◆ **Data segment**:
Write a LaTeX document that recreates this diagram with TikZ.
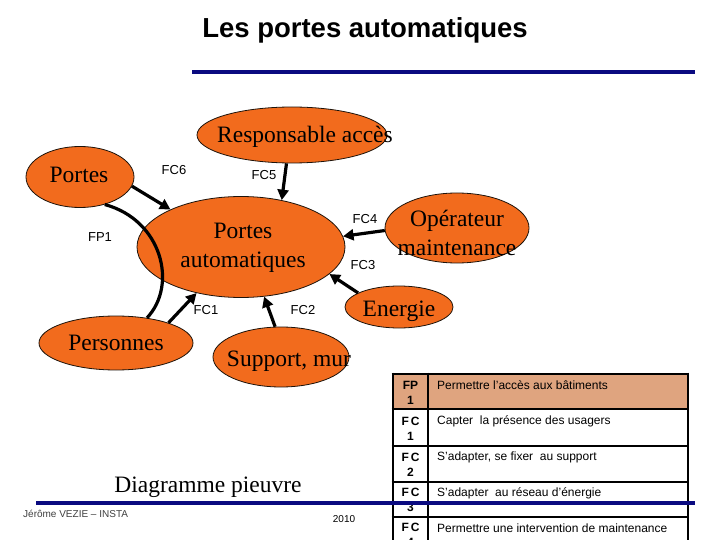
\documentclass[tikz,border=0pt]{standalone}
\usepackage{fontspec}
\setmainfont{Liberation Serif}
\setsansfont{Liberation Sans}
\usetikzlibrary{arrows.meta,shapes.geometric}
\definecolor{blobc}{HTML}{F26B1D}
\definecolor{navy}{HTML}{0A0A80}
\definecolor{tan}{HTML}{DFA47F}
\tikzset{
  blob/.style={ellipse, fill=blobc, draw=black!85!brown, line width=0.8pt, inner sep=0pt},
  btext/.style={font=\fontsize{23.5}{29}\selectfont, align=center, inner sep=0pt},
  lbl/.style={font=\sffamily\fontsize{13}{15}\selectfont, inner sep=0pt},
  arr/.style={line width=3.2pt, -{Triangle[length=10.5pt,width=11pt]}},
  tcol/.style={font=\sffamily\bfseries\fontsize{12}{15}\selectfont, align=center, inner sep=0pt},
  ttext/.style={font=\sffamily\fontsize{12}{14}\selectfont, anchor=west, inner sep=0pt},
  tline/.style={line width=2.6pt, black},
}
\begin{document}
\begin{tikzpicture}[x=1pt,y=-1pt]
\useasboundingbox (0,0) rectangle (720,540);
\clip (0,0) rectangle (720,540);
\fill[white] (0,0) rectangle (720,540);
% title
\node[font=\sffamily\bfseries\fontsize{27.5}{30}\selectfont, inner sep=0pt] (title) at (365,30) {Les portes automatiques};
\draw[navy, line width=4pt] (192,72) -- (695,72);
% ellipses
\node[blob, minimum width=190pt, minimum height=56pt] (resp) at (292,135) {};
\node[blob, minimum width=108pt, minimum height=61pt] (portes) at (80,177) {};
\node[blob, minimum width=208pt, minimum height=101pt] (C) at (241,247) {};
\node[blob, minimum width=154pt, minimum height=54pt] (pers) at (116,343) {};
\node[blob, minimum width=136pt, minimum height=60pt] (supp) at (281,357) {};
\node[blob, minimum width=144pt, minimum height=70pt] (oper) at (457,228) {};
\node[blob, minimum width=108pt, minimum height=42pt] (ener) at (399,307) {};
% ellipse texts
\node[btext] (tresp) at (305,137) {Responsable accès};
\node[btext] (tportes) at (79,175) {Portes};
\node[btext] (tC) at (243,248) {Portes\\automatiques};
\node[btext] (tpers) at (116,343) {Personnes};
\node[btext] (tsupp) at (289,361) {Support, mur};
\node[btext] (toper) at (457,233) {Opérateur\\maintenance};
\node[btext] (tener) at (399,311) {Energie};
% arrows
\draw[arr] (portes.-10) -- (C.152);
\draw[arr] (resp.-101.7) -- (C.49);
\draw[arr] (oper.182) -- (C.6.6);
\draw[arr] (ener.161) -- (C.-17);
\draw[arr] (supp.101) -- (C.-65);
\draw[arr] (pers.21) -- (C.-134);
\draw[line width=3.2pt] (portes.-48) .. controls (162,220) and (178,285) .. (pers.39);
% labels
\node[lbl] (fc6) at (174,170) {FC6};
\node[lbl] (fc5) at (264,175) {FC5};
\node[lbl] (fp1) at (100,237) {FP1};
\node[lbl] (fc4) at (365,219) {FC4};
\node[lbl] (fc3) at (363,265) {FC3};
\node[lbl] (fc1) at (206,310) {FC1};
\node[lbl] (fc2) at (303,310) {FC2};
% table
\fill[tan] (393,374) rectangle (688,409);
\foreach \y in {374,409,446,482,517} \draw[tline] (391.7,\y) -- (689.3,\y);
\draw[tline] (393,372.7) -- (393,545);
\draw[tline] (428,372.7) -- (428,545);
\draw[tline] (688,372.7) -- (688,545);
\node[tcol] (c1) at (410.5,392.5) {FP\\1};
\node[tcol] (c2) at (410.5,428.5) {F\,C\\1};
\node[tcol] (c3) at (410.5,464.5) {F\,C\\2};
\node[tcol] (c4) at (410.5,500) {F\,C\\3};
\node[tcol] (c5) at (410.5,535) {F\,C\\4};
\node[ttext] (d1) at (437,385) {Permettre l'accès aux bâtiments};
\node[ttext] (d2) at (437,421) {Capter\ \ la présence des usagers};
\node[ttext] (d3) at (437,457) {S'adapter, se fixer\ \ au support};
\node[ttext] (d4) at (437,493) {S'adapter\ \ au réseau d'énergie};
\node[ttext] (d5) at (437,528) {Permettre une intervention de maintenance};
% footer
\node[font=\fontsize{23.5}{28}\selectfont, inner sep=0pt] (diag) at (208,487) {Diagramme pieuvre};
\draw[navy, line width=4pt] (36,503) -- (695,503);
\node[font=\sffamily\fontsize{10}{12}\selectfont, text=black!75, anchor=west, inner sep=0pt] (auth) at (23,514) {Jérôme VEZIE – INSTA};
\node[font=\sffamily\fontsize{10}{12}\selectfont, inner sep=0pt] (year) at (344,519) {2010};
\end{tikzpicture}
\end{document}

◆ **What needs to be done**: Copy every line of the data word for word, omitting the images.

◆ **Final result**:
Write a LaTeX document that recreates this diagram with TikZ.
\documentclass[tikz,border=0pt]{standalone}
\usepackage{fontspec}
\setmainfont{Liberation Serif}
\setsansfont{Liberation Sans}
\usetikzlibrary{arrows.meta,shapes.geometric}
\definecolor{blobc}{HTML}{F26B1D}
\definecolor{navy}{HTML}{0A0A80}
\definecolor{tan}{HTML}{DFA47F}
\tikzset{
  blob/.style={ellipse, fill=blobc, draw=black!85!brown, line width=0.8pt, inner sep=0pt},
  btext/.style={font=\fontsize{23.5}{29}\selectfont, align=center, inner sep=0pt},
  lbl/.style={font=\sffamily\fontsize{13}{15}\selectfont, inner sep=0pt},
  arr/.style={line width=3.2pt, -{Triangle[length=10.5pt,width=11pt]}},
  tcol/.style={font=\sffamily\bfseries\fontsize{12}{15}\selectfont, align=center, inner sep=0pt},
  ttext/.style={font=\sffamily\fontsize{12}{14}\selectfont, anchor=west, inner sep=0pt},
  tline/.style={line width=2.6pt, black},
}
\begin{document}
\begin{tikzpicture}[x=1pt,y=-1pt]
\useasboundingbox (0,0) rectangle (720,540);
\clip (0,0) rectangle (720,540);
\fill[white] (0,0) rectangle (720,540);
% title
\node[font=\sffamily\bfseries\fontsize{27.5}{30}\selectfont, inner sep=0pt] (title) at (365,30) {Les portes automatiques};
\draw[navy, line width=4pt] (192,72) -- (695,72);
% ellipses
\node[blob, minimum width=190pt, minimum height=56pt] (resp) at (292,135) {};
\node[blob, minimum width=108pt, minimum height=61pt] (portes) at (80,177) {};
\node[blob, minimum width=208pt, minimum height=101pt] (C) at (241,247) {};
\node[blob, minimum width=154pt, minimum height=54pt] (pers) at (116,343) {};
\node[blob, minimum width=136pt, minimum height=60pt] (supp) at (281,357) {};
\node[blob, minimum width=144pt, minimum height=70pt] (oper) at (457,228) {};
\node[blob, minimum width=108pt, minimum height=42pt] (ener) at (399,307) {};
% ellipse texts
\node[btext] (tresp) at (305,137) {Responsable accès};
\node[btext] (tportes) at (79,175) {Portes};
\node[btext] (tC) at (243,248) {Portes\\automatiques};
\node[btext] (tpers) at (116,343) {Personnes};
\node[btext] (tsupp) at (289,361) {Support, mur};
\node[btext] (toper) at (457,233) {Opérateur\\maintenance};
\node[btext] (tener) at (399,311) {Energie};
% arrows
\draw[arr] (portes.-10) -- (C.152);
\draw[arr] (resp.-101.7) -- (C.49);
\draw[arr] (oper.182) -- (C.6.6);
\draw[arr] (ener.161) -- (C.-17);
\draw[arr] (supp.101) -- (C.-65);
\draw[arr] (pers.21) -- (C.-134);
\draw[line width=3.2pt] (portes.-48) .. controls (162,220) and (178,285) .. (pers.39);
% labels
\node[lbl] (fc6) at (174,170) {FC6};
\node[lbl] (fc5) at (264,175) {FC5};
\node[lbl] (fp1) at (100,237) {FP1};
\node[lbl] (fc4) at (365,219) {FC4};
\node[lbl] (fc3) at (363,265) {FC3};
\node[lbl] (fc1) at (206,310) {FC1};
\node[lbl] (fc2) at (303,310) {FC2};
% table
\fill[tan] (393,374) rectangle (688,409);
\foreach \y in {374,409,446,482,517} \draw[tline] (391.7,\y) -- (689.3,\y);
\draw[tline] (393,372.7) -- (393,545);
\draw[tline] (428,372.7) -- (428,545);
\draw[tline] (688,372.7) -- (688,545);
\node[tcol] (c1) at (410.5,392.5) {FP\\1};
\node[tcol] (c2) at (410.5,428.5) {F\,C\\1};
\node[tcol] (c3) at (410.5,464.5) {F\,C\\2};
\node[tcol] (c4) at (410.5,500) {F\,C\\3};
\node[tcol] (c5) at (410.5,535) {F\,C\\4};
\node[ttext] (d1) at (437,385) {Permettre l'accès aux bâtiments};
\node[ttext] (d2) at (437,421) {Capter\ \ la présence des usagers};
\node[ttext] (d3) at (437,457) {S'adapter, se fixer\ \ au support};
\node[ttext] (d4) at (437,493) {S'adapter\ \ au réseau d'énergie};
\node[ttext] (d5) at (437,528) {Permettre une intervention de maintenance};
% footer
\node[font=\fontsize{23.5}{28}\selectfont, inner sep=0pt] (diag) at (208,487) {Diagramme pieuvre};
\draw[navy, line width=4pt] (36,503) -- (695,503);
\node[font=\sffamily\fontsize{10}{12}\selectfont, text=black!75, anchor=west, inner sep=0pt] (auth) at (23,514) {Jérôme VEZIE – INSTA};
\node[font=\sffamily\fontsize{10}{12}\selectfont, inner sep=0pt] (year) at (344,519) {2010};
\end{tikzpicture}
\end{document}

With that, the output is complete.